An exact copy of all the data is required, with pictures left out.

+ + +

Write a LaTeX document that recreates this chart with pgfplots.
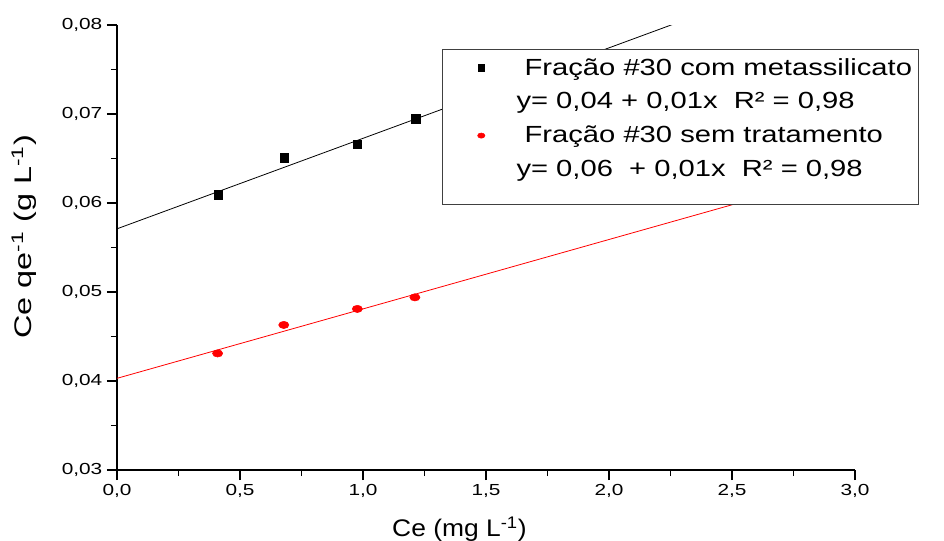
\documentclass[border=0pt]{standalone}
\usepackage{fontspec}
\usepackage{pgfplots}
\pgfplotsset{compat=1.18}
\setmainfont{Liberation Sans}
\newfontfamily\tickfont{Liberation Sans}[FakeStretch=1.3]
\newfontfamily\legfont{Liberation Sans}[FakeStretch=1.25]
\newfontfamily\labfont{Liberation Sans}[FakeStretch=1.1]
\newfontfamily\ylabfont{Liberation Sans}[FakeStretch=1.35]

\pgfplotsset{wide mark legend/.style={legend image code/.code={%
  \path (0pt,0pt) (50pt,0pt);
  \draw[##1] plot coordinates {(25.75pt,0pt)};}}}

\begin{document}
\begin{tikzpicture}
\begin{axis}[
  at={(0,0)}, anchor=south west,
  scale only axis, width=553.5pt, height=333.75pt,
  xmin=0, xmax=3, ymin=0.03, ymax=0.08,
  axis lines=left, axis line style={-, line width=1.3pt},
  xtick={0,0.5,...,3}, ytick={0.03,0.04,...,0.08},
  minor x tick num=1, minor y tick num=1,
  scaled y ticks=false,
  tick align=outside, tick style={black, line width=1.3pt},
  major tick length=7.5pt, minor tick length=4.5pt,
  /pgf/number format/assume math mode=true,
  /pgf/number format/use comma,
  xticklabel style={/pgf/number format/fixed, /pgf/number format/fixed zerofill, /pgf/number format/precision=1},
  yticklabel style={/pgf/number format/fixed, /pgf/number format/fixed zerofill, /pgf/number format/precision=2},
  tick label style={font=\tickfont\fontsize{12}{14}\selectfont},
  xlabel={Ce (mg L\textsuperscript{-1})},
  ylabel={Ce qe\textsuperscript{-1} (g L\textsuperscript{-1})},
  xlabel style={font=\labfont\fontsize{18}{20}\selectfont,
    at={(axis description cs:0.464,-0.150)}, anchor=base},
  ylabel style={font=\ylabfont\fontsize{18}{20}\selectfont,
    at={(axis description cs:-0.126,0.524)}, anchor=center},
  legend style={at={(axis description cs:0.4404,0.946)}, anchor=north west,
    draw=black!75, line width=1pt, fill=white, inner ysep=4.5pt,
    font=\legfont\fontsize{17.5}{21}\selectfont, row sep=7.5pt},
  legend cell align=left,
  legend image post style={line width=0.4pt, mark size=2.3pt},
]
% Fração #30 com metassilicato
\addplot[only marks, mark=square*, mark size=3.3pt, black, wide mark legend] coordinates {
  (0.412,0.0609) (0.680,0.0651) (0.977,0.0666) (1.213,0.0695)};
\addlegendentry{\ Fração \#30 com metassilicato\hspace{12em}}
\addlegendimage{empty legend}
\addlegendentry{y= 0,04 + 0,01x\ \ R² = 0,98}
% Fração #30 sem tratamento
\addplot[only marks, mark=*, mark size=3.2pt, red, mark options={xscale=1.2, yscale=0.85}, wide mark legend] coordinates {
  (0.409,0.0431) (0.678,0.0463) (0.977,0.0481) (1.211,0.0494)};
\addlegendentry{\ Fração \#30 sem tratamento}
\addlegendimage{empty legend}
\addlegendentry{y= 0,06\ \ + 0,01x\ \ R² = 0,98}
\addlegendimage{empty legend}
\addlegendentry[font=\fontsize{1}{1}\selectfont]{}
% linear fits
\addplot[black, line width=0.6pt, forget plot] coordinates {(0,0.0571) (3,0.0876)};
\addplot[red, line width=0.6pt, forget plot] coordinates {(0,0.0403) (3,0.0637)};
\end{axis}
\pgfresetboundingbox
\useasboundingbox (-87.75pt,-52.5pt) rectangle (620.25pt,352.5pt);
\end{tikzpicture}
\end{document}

+ + +

| WRITTEN ANSWER |
Write a LaTeX document that recreates this chart with pgfplots.
\documentclass[border=0pt]{standalone}
\usepackage{fontspec}
\usepackage{pgfplots}
\pgfplotsset{compat=1.18}
\setmainfont{Liberation Sans}
\newfontfamily\tickfont{Liberation Sans}[FakeStretch=1.3]
\newfontfamily\legfont{Liberation Sans}[FakeStretch=1.25]
\newfontfamily\labfont{Liberation Sans}[FakeStretch=1.1]
\newfontfamily\ylabfont{Liberation Sans}[FakeStretch=1.35]

\pgfplotsset{wide mark legend/.style={legend image code/.code={%
  \path (0pt,0pt) (50pt,0pt);
  \draw[##1] plot coordinates {(25.75pt,0pt)};}}}

\begin{document}
\begin{tikzpicture}
\begin{axis}[
  at={(0,0)}, anchor=south west,
  scale only axis, width=553.5pt, height=333.75pt,
  xmin=0, xmax=3, ymin=0.03, ymax=0.08,
  axis lines=left, axis line style={-, line width=1.3pt},
  xtick={0,0.5,...,3}, ytick={0.03,0.04,...,0.08},
  minor x tick num=1, minor y tick num=1,
  scaled y ticks=false,
  tick align=outside, tick style={black, line width=1.3pt},
  major tick length=7.5pt, minor tick length=4.5pt,
  /pgf/number format/assume math mode=true,
  /pgf/number format/use comma,
  xticklabel style={/pgf/number format/fixed, /pgf/number format/fixed zerofill, /pgf/number format/precision=1},
  yticklabel style={/pgf/number format/fixed, /pgf/number format/fixed zerofill, /pgf/number format/precision=2},
  tick label style={font=\tickfont\fontsize{12}{14}\selectfont},
  xlabel={Ce (mg L\textsuperscript{-1})},
  ylabel={Ce qe\textsuperscript{-1} (g L\textsuperscript{-1})},
  xlabel style={font=\labfont\fontsize{18}{20}\selectfont,
    at={(axis description cs:0.464,-0.150)}, anchor=base},
  ylabel style={font=\ylabfont\fontsize{18}{20}\selectfont,
    at={(axis description cs:-0.126,0.524)}, anchor=center},
  legend style={at={(axis description cs:0.4404,0.946)}, anchor=north west,
    draw=black!75, line width=1pt, fill=white, inner ysep=4.5pt,
    font=\legfont\fontsize{17.5}{21}\selectfont, row sep=7.5pt},
  legend cell align=left,
  legend image post style={line width=0.4pt, mark size=2.3pt},
]
% Fração #30 com metassilicato
\addplot[only marks, mark=square*, mark size=3.3pt, black, wide mark legend] coordinates {
  (0.412,0.0609) (0.680,0.0651) (0.977,0.0666) (1.213,0.0695)};
\addlegendentry{\ Fração \#30 com metassilicato\hspace{12em}}
\addlegendimage{empty legend}
\addlegendentry{y= 0,04 + 0,01x\ \ R² = 0,98}
% Fração #30 sem tratamento
\addplot[only marks, mark=*, mark size=3.2pt, red, mark options={xscale=1.2, yscale=0.85}, wide mark legend] coordinates {
  (0.409,0.0431) (0.678,0.0463) (0.977,0.0481) (1.211,0.0494)};
\addlegendentry{\ Fração \#30 sem tratamento}
\addlegendimage{empty legend}
\addlegendentry{y= 0,06\ \ + 0,01x\ \ R² = 0,98}
\addlegendimage{empty legend}
\addlegendentry[font=\fontsize{1}{1}\selectfont]{}
% linear fits
\addplot[black, line width=0.6pt, forget plot] coordinates {(0,0.0571) (3,0.0876)};
\addplot[red, line width=0.6pt, forget plot] coordinates {(0,0.0403) (3,0.0637)};
\end{axis}
\pgfresetboundingbox
\useasboundingbox (-87.75pt,-52.5pt) rectangle (620.25pt,352.5pt);
\end{tikzpicture}
\end{document}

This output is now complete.